_Task brief_:
Exactly as written, write out the lines below from the first to the one containing "Serif', 'Times New", inclusive. Pictures do not belong in the copy.

_Supplied data_:
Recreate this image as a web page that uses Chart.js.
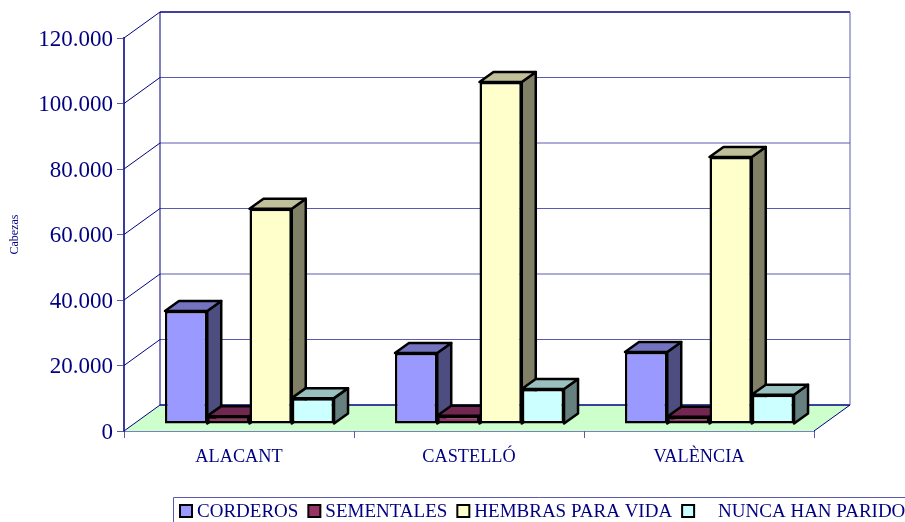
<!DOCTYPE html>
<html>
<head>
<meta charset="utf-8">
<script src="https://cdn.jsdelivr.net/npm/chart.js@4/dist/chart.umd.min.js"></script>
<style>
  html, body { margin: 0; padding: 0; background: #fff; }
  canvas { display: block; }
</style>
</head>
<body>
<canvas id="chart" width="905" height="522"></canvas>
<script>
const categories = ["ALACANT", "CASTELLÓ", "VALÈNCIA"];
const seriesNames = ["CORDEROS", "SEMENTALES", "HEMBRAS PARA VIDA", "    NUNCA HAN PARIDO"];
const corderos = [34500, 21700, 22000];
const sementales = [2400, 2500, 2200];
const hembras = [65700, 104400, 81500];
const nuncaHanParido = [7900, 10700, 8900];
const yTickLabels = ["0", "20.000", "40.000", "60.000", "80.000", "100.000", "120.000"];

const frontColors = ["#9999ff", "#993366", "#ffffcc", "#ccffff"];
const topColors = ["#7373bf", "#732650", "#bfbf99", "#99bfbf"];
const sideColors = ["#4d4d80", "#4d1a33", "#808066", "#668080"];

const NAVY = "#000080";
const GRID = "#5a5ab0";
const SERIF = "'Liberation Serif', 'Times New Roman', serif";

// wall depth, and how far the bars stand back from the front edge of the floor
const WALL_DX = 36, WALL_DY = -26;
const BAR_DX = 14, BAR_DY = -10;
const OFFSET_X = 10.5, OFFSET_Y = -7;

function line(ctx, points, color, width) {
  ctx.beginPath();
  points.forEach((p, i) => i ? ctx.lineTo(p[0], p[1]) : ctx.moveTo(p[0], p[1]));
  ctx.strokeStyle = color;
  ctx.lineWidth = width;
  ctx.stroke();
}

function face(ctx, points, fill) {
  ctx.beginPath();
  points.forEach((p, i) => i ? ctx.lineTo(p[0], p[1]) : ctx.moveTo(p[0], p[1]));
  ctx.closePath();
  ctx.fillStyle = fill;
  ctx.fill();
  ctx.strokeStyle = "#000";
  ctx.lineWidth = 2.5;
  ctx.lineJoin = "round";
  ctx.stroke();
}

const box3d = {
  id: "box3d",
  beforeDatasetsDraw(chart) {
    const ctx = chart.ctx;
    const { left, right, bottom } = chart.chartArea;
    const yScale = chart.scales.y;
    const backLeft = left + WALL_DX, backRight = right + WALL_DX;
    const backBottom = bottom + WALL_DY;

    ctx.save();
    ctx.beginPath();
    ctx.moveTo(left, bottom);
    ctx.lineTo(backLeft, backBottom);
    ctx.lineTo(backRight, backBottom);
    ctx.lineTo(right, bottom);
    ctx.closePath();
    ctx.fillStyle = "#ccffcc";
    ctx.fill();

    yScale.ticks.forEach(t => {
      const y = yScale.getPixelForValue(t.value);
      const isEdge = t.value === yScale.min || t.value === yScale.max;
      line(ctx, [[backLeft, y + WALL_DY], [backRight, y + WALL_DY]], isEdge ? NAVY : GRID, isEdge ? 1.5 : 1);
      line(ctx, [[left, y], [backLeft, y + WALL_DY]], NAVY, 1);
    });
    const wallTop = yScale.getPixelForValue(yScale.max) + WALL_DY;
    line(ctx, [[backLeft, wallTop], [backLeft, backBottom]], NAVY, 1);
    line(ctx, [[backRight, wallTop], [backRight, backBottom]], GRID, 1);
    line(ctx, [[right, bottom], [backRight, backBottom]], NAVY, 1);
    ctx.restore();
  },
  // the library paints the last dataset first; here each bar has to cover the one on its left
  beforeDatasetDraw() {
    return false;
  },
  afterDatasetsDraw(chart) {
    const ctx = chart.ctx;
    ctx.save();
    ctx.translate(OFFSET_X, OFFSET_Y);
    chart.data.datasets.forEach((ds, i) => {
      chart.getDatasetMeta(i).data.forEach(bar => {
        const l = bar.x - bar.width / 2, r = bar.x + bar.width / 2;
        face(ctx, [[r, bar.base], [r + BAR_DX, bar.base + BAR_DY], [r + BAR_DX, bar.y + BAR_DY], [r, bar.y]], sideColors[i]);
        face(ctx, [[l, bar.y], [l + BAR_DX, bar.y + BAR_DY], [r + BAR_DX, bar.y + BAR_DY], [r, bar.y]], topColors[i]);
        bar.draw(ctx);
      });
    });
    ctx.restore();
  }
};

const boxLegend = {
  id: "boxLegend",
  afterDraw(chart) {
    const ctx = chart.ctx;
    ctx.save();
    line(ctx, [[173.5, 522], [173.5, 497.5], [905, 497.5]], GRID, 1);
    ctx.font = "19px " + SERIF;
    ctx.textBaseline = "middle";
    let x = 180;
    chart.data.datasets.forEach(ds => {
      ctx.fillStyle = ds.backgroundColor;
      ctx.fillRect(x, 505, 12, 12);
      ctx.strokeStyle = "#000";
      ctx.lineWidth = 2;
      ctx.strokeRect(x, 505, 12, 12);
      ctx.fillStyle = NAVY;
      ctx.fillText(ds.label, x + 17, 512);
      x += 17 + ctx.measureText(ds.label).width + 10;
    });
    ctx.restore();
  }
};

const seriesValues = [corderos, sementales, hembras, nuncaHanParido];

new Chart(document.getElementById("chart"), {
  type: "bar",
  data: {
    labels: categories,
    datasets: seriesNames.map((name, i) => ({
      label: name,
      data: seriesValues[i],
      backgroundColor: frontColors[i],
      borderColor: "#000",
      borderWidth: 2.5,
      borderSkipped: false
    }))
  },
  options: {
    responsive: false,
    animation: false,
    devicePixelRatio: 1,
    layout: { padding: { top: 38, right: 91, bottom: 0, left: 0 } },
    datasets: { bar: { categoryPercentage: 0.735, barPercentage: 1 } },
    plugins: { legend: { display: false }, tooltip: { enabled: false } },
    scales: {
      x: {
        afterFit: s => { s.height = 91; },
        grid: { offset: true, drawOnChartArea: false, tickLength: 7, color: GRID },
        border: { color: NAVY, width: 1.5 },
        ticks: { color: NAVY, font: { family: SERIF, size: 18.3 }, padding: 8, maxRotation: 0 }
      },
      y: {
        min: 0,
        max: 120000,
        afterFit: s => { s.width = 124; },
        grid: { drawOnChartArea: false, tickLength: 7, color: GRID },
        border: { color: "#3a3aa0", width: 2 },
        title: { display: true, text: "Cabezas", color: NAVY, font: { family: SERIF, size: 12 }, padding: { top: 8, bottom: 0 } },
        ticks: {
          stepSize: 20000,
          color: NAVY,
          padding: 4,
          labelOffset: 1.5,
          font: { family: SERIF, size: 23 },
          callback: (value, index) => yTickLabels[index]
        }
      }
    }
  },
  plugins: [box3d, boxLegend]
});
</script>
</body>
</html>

_Task answer_:
Recreate this image as a web page that uses Chart.js.
<!DOCTYPE html>
<html>
<head>
<meta charset="utf-8">
<script src="https://cdn.jsdelivr.net/npm/chart.js@4/dist/chart.umd.min.js"></script>
<style>
  html, body { margin: 0; padding: 0; background: #fff; }
  canvas { display: block; }
</style>
</head>
<body>
<canvas id="chart" width="905" height="522"></canvas>
<script>
const categories = ["ALACANT", "CASTELLÓ", "VALÈNCIA"];
const seriesNames = ["CORDEROS", "SEMENTALES", "HEMBRAS PARA VIDA", "    NUNCA HAN PARIDO"];
const corderos = [34500, 21700, 22000];
const sementales = [2400, 2500, 2200];
const hembras = [65700, 104400, 81500];
const nuncaHanParido = [7900, 10700, 8900];
const yTickLabels = ["0", "20.000", "40.000", "60.000", "80.000", "100.000", "120.000"];

const frontColors = ["#9999ff", "#993366", "#ffffcc", "#ccffff"];
const topColors = ["#7373bf", "#732650", "#bfbf99", "#99bfbf"];
const sideColors = ["#4d4d80", "#4d1a33", "#808066", "#668080"];

const NAVY = "#000080";
const GRID = "#5a5ab0";
const SERIF = "'Liberation Serif', 'Times New Roman', serif";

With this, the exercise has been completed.